Find the word "this" in the listing; pull out each line holding it.
#### DATASET EXTRACT
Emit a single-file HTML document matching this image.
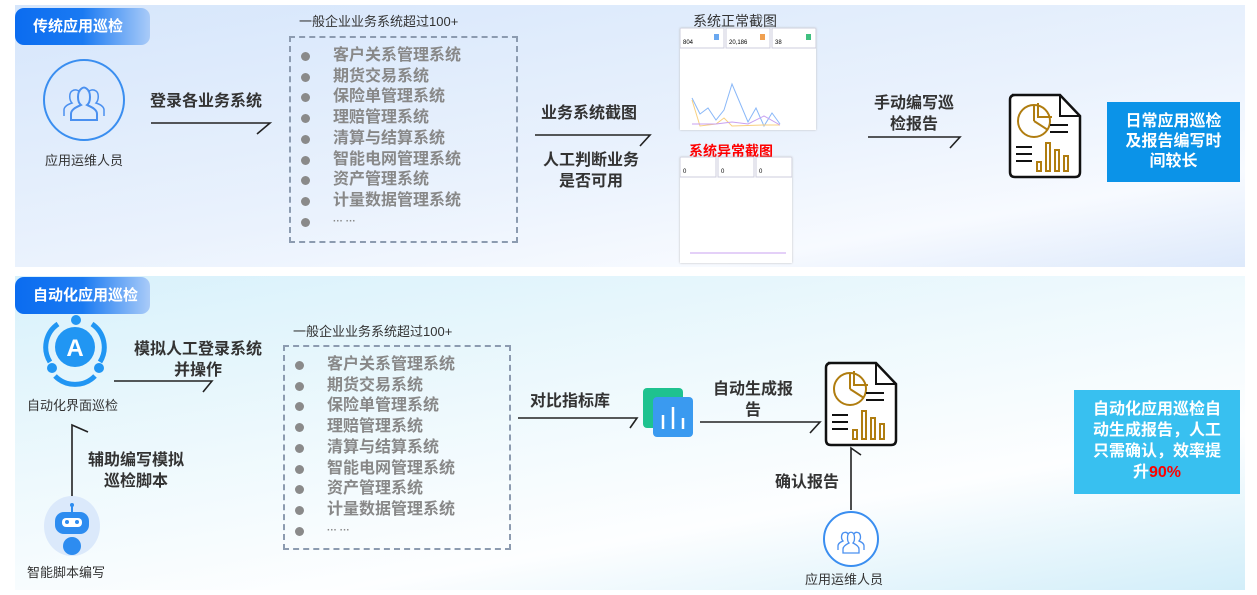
<!DOCTYPE html>
<html><head><meta charset="utf-8"><style>
body{margin:0;width:1257px;height:595px;background:#fff;position:relative;overflow:hidden;font-family:"Liberation Sans","Noto Sans CJK SC",sans-serif;}
.a{position:absolute;white-space:nowrap;}
.p1{position:absolute;left:15px;top:5px;width:1230px;height:262px;background:linear-gradient(170deg,#d6e6fb 0%,#eaf2fd 55%,#f7faff 80%,#dde9fb 100%);}
.p2{position:absolute;left:15px;top:276px;width:1230px;height:314px;background:linear-gradient(170deg,#d8f1fb 0%,#eef9fd 40%,#fdfeff 70%,#d2eef9 100%);}
.tag{position:absolute;left:15px;width:135px;height:37px;border-radius:9px;background:linear-gradient(90deg,#0b6cf0 0%,#1a7af2 50%,#a9cbf8 100%);color:#fff;font-weight:bold;font-size:15px;line-height:37px;padding-left:18px;box-sizing:border-box;}
.lbl{font-size:16px;color:#333;text-align:center;line-height:21px;font-weight:bold;}
.sm{font-size:13px;color:#333;}
.box{position:absolute;border:2.5px dashed #8c9bb0;box-sizing:border-box;}
.it{position:absolute;font-size:16px;color:#888;line-height:20.7px;font-weight:bold;}
.it div{position:relative;padding-left:44px;}
.it div:before{content:"";position:absolute;left:12px;top:6px;width:9px;height:9px;border-radius:50%;background:#8a8a8a;}
.shot{position:absolute;background:#fff;box-shadow:0 0 2px #bbb;}
</style></head><body>
<div class="p1"></div><div class="p2"></div>
<div class="tag" style="top:8px">传统应用巡检</div>
<div class="tag" style="top:277px">自动化应用巡检</div>

<svg class="a" style="left:0;top:0" width="1257" height="595">
<g fill="none" stroke="#222" stroke-width="1.6">
<path d="M151 123H270L257 134"/>
<path d="M535 135H650L640 146"/>
<path d="M868 137H960L950 148"/>
<path d="M114 381H212L203 392"/>
<path d="M72 497V425L88 432"/>
<path d="M518 418H637L630 428"/>
<path d="M700 422H820L810 433"/>
<path d="M851 510V448L861 455"/>
</g>
<circle cx="84" cy="100" r="40" fill="none" stroke="#3a8ef0" stroke-width="2"/>
<g fill="none" stroke="#4a90f0" stroke-width="1.5">
<path d="M64 116v-6c0-4 5-6 8-7-3-3-3-10 0-12 3-2 6-1 8 1"/>
<path d="M104 116v-6c0-4-5-6-8-7 3-3 3-10 0-12-3-2-6-1-8 1"/>
<path d="M71 120v-6c0-5 6-7 10-9-4-3-4-13 0-16 2-2 4-2 6 0 4 3 4 13 0 16 4 2 10 4 10 9v6z" stroke-width="2"/>
</g>
<circle cx="851" cy="539" r="27" fill="#fff" stroke="#3a8ef0" stroke-width="2"/>
<g fill="none" stroke="#4a90f0" stroke-width="1.3">
<path d="M838 550v-4c0-3 3-4 5-5-2-2-2-6 0-8 2-1 4-1 5 1"/>
<path d="M864 550v-4c0-3-3-4-5-5 2-2 2-6 0-8-2-1-4-1-5 1"/>
<path d="M843 553v-4c0-3 4-5 6-6-2-2-2-8 0-10 1-1 3-1 4 0 2 2 2 8 0 10 2 1 6 3 6 6v4z"/>
</g>
<g id="doc">
<path d="M1012 95H1060L1080 116V172Q1080 177 1075 177H1015Q1010 177 1010 172V100Q1010 95 1015 95Z" fill="#fff" stroke="#111" stroke-width="2.5"/>
<path d="M1060 95V116H1080" fill="none" stroke="#111" stroke-width="2"/>
<g fill="none" stroke="#b07d10" stroke-width="2">
<circle cx="1034" cy="121" r="16"/><path d="M1034 121V105M1034 121L1048 130M1038 103V117H1052"/>
<rect x="1046" y="143" width="4" height="28"/><rect x="1055" y="150" width="4" height="21"/><rect x="1064" y="156" width="4" height="15"/><rect x="1037" y="162" width="4" height="9"/>
</g>
<g stroke="#111" stroke-width="2"><path d="M1050 125H1068M1050 132H1068M1016 147H1032M1016 154H1032M1016 161H1032"/></g>
</g>
<use href="#doc" transform="translate(-184 268)"/>
<circle cx="75" cy="347" r="20" fill="#2196f3"/>
<text x="75" y="356" font-size="24" font-weight="bold" fill="#fff" text-anchor="middle" font-family="Liberation Sans">A</text>
<path d="M58 324A28 28 0 0 0 50 362M92 324A28 28 0 0 1 100 362M55 376A28 28 0 0 0 95 376" fill="none" stroke="#2196f3" stroke-width="5"/>
<circle cx="76" cy="320" r="5" fill="#2196f3"/><circle cx="52" cy="368" r="5" fill="#2196f3"/><circle cx="99" cy="368" r="5" fill="#2196f3"/>
<ellipse cx="72" cy="526" rx="28" ry="30" fill="#dbe9fb"/>
<rect x="55" y="512" width="34" height="22" rx="9" fill="#2d8cf0"/>
<rect x="62" y="518" width="20" height="9" rx="4" fill="#fff"/>
<circle cx="67" cy="522" r="2" fill="#2d8cf0"/><circle cx="77" cy="522" r="2" fill="#2d8cf0"/>
<path d="M72 506V512" stroke="#2d8cf0" stroke-width="2"/><circle cx="72" cy="505" r="2" fill="#2d8cf0"/>
<circle cx="72" cy="546" r="9" fill="#2d8cf0"/>
<rect x="643" y="388" width="40" height="40" rx="4" fill="#1fc28f"/>
<rect x="653" y="397" width="40" height="40" rx="4" fill="#3a9af0"/>
<g stroke="#fff" stroke-width="2.5"><path d="M663 415V429M673 407V429M683 418V429"/></g>
</svg>

<div class="a sm" style="left:42px;top:150px;width:84px;text-align:center">应用运维人员</div>
<div class="a lbl" style="left:150px;top:91px">登录各业务系统</div>
<div class="a sm" style="left:299px;top:11px">一般企业业务系统超过100+</div>
<div class="box" style="left:289px;top:36px;width:229px;height:207px"></div>
<div class="it" style="left:289px;top:46px"><div>客户关系管理系统</div><div>期货交易系统</div><div>保险单管理系统</div><div>理赔管理系统</div><div>清算与结算系统</div><div>智能电网管理系统</div><div>资产管理系统</div><div>计量数据管理系统</div><div style="font-size:10px">··· ···</div></div>
<div class="a lbl" style="left:541px;top:103px">业务系统截图</div>
<div class="a lbl" style="left:540px;top:150px;width:102px">人工判断业务<br>是否可用</div>
<div class="a" style="left:693px;top:11px;font-size:14px;color:#333">系统正常截图</div>
<div class="shot" style="left:680px;top:28px;width:136px;height:102px">
<svg width="136" height="102"><rect x="0" y="0" width="44" height="20" fill="#fff" stroke="#ccd"/><rect x="46" y="0" width="44" height="20" fill="#fff" stroke="#ccd"/><rect x="92" y="0" width="44" height="20" fill="#fff" stroke="#ccd"/>
<text x="3" y="16" font-size="6">804</text><text x="49" y="16" font-size="6">20,186</text><text x="95" y="16" font-size="6">38</text>
<rect x="34" y="6" width="5" height="6" fill="#6aa8f0"/><rect x="80" y="6" width="5" height="6" fill="#f0a050"/><rect x="126" y="6" width="5" height="6" fill="#40c080"/>
<polyline points="12,70 20,86 28,80 36,92 44,82 52,56 60,75 68,94 76,80 84,98 92,85 100,96" fill="none" stroke="#8ab8f8" stroke-width="1"/>
<polyline points="12,72 20,98 36,96 44,90 52,98 84,97 100,97" fill="none" stroke="#f8d080" stroke-width="1"/>
<polyline points="12,96 36,96 52,94 68,96 84,88 100,97" fill="none" stroke="#c8a0f0" stroke-width="1"/></svg></div>
<div class="a" style="left:689px;top:141px;font-size:14px;color:#f00;font-weight:bold">系统异常截图</div>
<div class="shot" style="left:680px;top:157px;width:112px;height:106px">
<svg width="112" height="106"><rect x="0" y="0" width="36" height="20" fill="#fff" stroke="#ccd"/><rect x="38" y="0" width="36" height="20" fill="#fff" stroke="#ccd"/><rect x="76" y="0" width="36" height="20" fill="#fff" stroke="#ccd"/>
<text x="3" y="16" font-size="6">0</text><text x="41" y="16" font-size="6">0</text><text x="79" y="16" font-size="6">0</text>
<path d="M10 96H106" stroke="#c8a0f0"/></svg></div>
<div class="a lbl" style="left:868px;top:93px;width:92px">手动编写巡<br>检报告</div>
<div class="a" style="left:1107px;top:102px;width:133px;height:80px;background:#0b93e8;color:#fff;font-weight:bold;font-size:16px;line-height:20px;text-align:center;padding-top:10px;box-sizing:border-box">日常应用巡检<br>及报告编写时<br>间较长</div>

<div class="a sm" style="left:27px;top:395px">自动化界面巡检</div>
<div class="a lbl" style="left:126px;top:339px;width:144px">模拟人工登录系统<br>并操作</div>
<div class="a lbl" style="left:82px;top:450px;width:108px">辅助编写模拟<br>巡检脚本</div>
<div class="a sm" style="left:27px;top:562px">智能脚本编写</div>
<div class="a sm" style="left:293px;top:321px">一般企业业务系统超过100+</div>
<div class="box" style="left:283px;top:345px;width:228px;height:205px"></div>
<div class="it" style="left:283px;top:355px"><div>客户关系管理系统</div><div>期货交易系统</div><div>保险单管理系统</div><div>理赔管理系统</div><div>清算与结算系统</div><div>智能电网管理系统</div><div>资产管理系统</div><div>计量数据管理系统</div><div style="font-size:10px">··· ···</div></div>
<div class="a lbl" style="left:530px;top:391px">对比指标库</div>
<div class="a lbl" style="left:708px;top:379px;width:90px">自动生成报<br>告</div>
<div class="a lbl" style="left:775px;top:472px">确认报告</div>
<div class="a sm" style="left:805px;top:569px">应用运维人员</div>
<div class="a" style="left:1074px;top:390px;width:166px;height:104px;background:#38c0f0;color:#fff;font-weight:bold;font-size:16px;line-height:21px;text-align:center;padding-top:9px;box-sizing:border-box">自动化应用巡检自<br>动生成报告，人工<br>只需确认，效率提<br>升<span style="color:#f00">90%</span></div>
</body></html>
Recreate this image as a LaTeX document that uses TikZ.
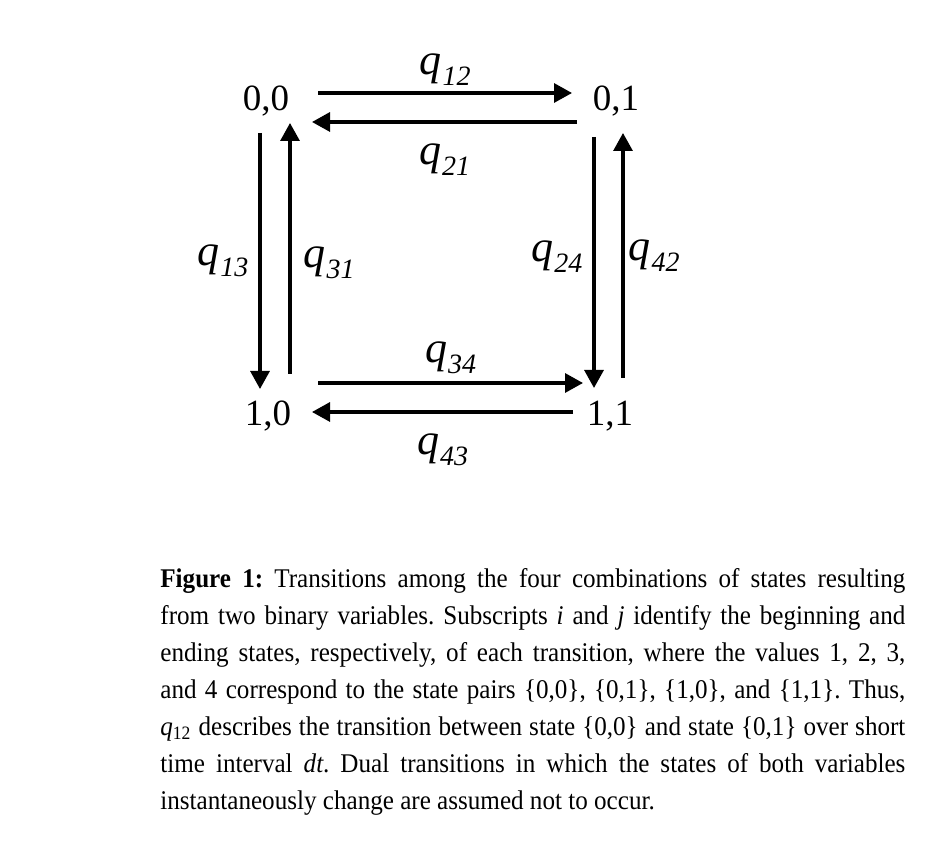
\documentclass[tikz,border=0pt]{standalone}
\usepackage{fontspec}
\setmainfont{Liberation Serif}
\newfontfamily\capfont{Liberation Serif}[FakeStretch=0.93]
\usetikzlibrary{arrows.meta}
\newcommand\rate[1]{\textit{q}\kern0.5pt\raisebox{-0.55ex}{\fontsize{14}{14}\selectfont\textit{#1}}}
\tikzset{state/.style={inner sep=0pt, anchor=base, font=\fontsize{18.5}{18.5}\selectfont},
    trans/.style={line width=1.6pt, -{Triangle[length=9pt,width=9.5pt]}},
    rate/.style={inner sep=0pt, font=\fontsize{22}{22}\selectfont},
    caption/.style={inner sep=0pt, anchor=north west, text width=372.5pt, align=justify,
        font=\capfont\fontsize{13.5}{18.5}\selectfont}}

\begin{document}
\begin{tikzpicture}[x=0.5pt,y=-0.5pt]
    \useasboundingbox (0,0) rectangle (931,849);
    \node[state] (n00) at (266,111) {0,0};
    \node[state] (n01) at (616,111) {0,1};
    \node[state] (n10) at (268,426) {1,0};
    \node[state] (n11) at (610,426) {1,1};
    % horizontal pairs
    \draw[trans] ([shift={(52,-18)}]n00.base) -- ([shift={(-44,-18)}]n01.base)
        node[rate, midway, above=3pt] {\rate{12}};
    \draw[trans] ([shift={(-39,11)}]n01.base) -- ([shift={(46,11)}]n00.base)
        node[rate, midway, below=10pt] {\rate{21}};
    \draw[trans] ([shift={(50,-43)}]n10.base) -- ([shift={(-27,-43)}]n11.base)
        node[rate, midway, above=4pt] {\rate{34}};
    \draw[trans] ([shift={(-37,-14)}]n11.base) -- ([shift={(44,-14)}]n10.base)
        node[rate, midway, below=10pt] {\rate{43}};
    % vertical pairs
    \draw[trans] ([shift={(-6,22)}]n00.base) -- ([shift={(-8,-37)}]n10.base)
        node[rate, midway, left=5pt] {\rate{13}};
    \draw[trans] ([shift={(22,-52)}]n10.base) -- ([shift={(24,12)}]n00.base)
        node[rate, midway, right=6pt, yshift=-7pt] {\rate{31}};
    \draw[trans] ([shift={(-22,26)}]n01.base) -- ([shift={(-16,-38)}]n11.base)
        node[rate, midway, left=5pt, yshift=3pt] {\rate{24}};
    \draw[trans] ([shift={(13,-48)}]n11.base) -- ([shift={(7,22)}]n01.base)
        node[rate, midway, right=2pt] {\rate{42}};
    \node[caption] (cap) at (160,568) {\frenchspacing\textbf{Figure 1:} Transitions among the four combinations of states resulting\linebreak
        from two binary variables. Subscripts \textit{i} and \textit{j} identify the beginning and\linebreak
        ending states, respectively, of each transition, where the values 1, 2, 3,\linebreak
        and 4 correspond to the state pairs \{0,0\}, \{0,1\}, \{1,0\}, and \{1,1\}. Thus,\linebreak
        \textit{q}\textsubscript{12} describes the transition between state \{0,0\} and state \{0,1\} over short\linebreak
        time interval \textit{dt}. Dual transitions in which the states of both variables\linebreak
        instantaneously change are assumed not to occur.};
\end{tikzpicture}
\end{document}
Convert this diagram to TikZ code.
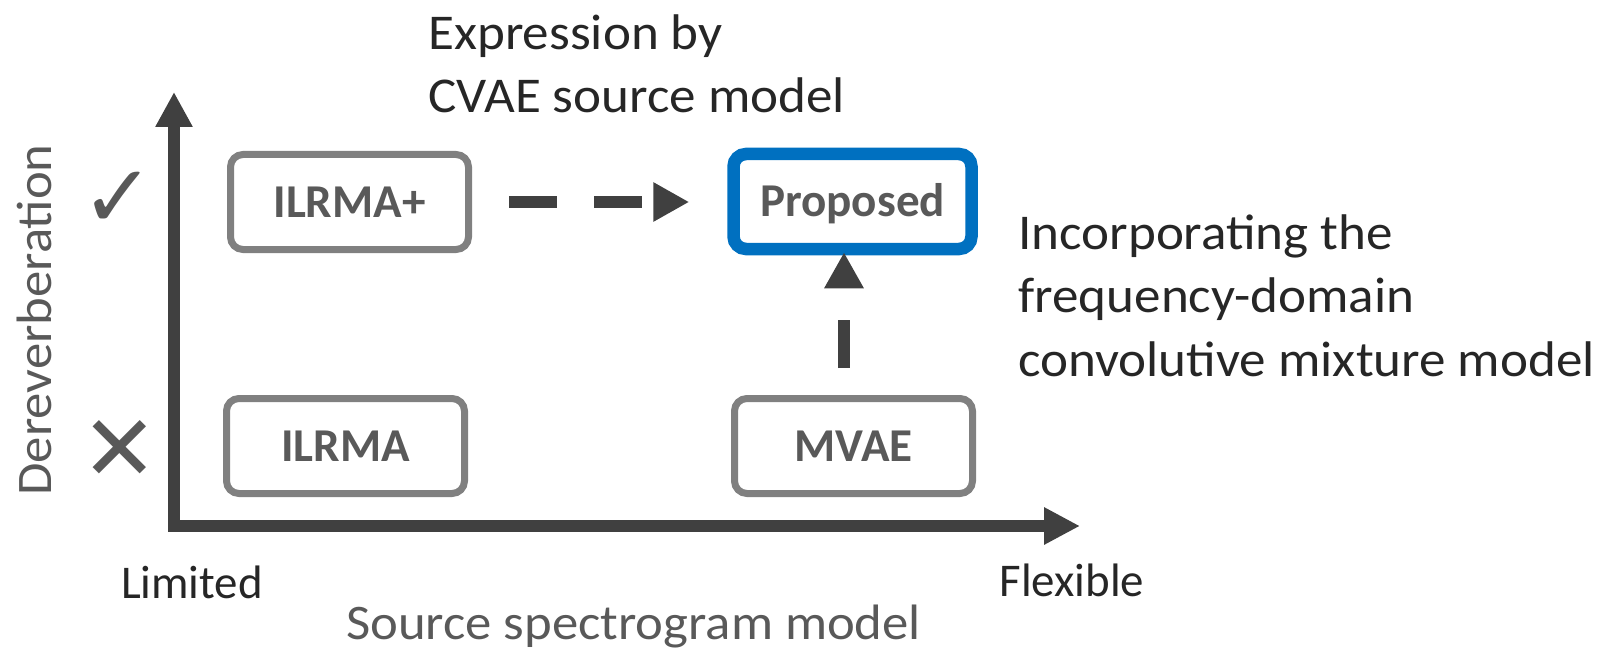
########
→ RESULT OF THE TASK:
Emit a single-file HTML document matching this image.
Recreate this image as a LaTeX document that uses TikZ.
Convert this diagram to TikZ code.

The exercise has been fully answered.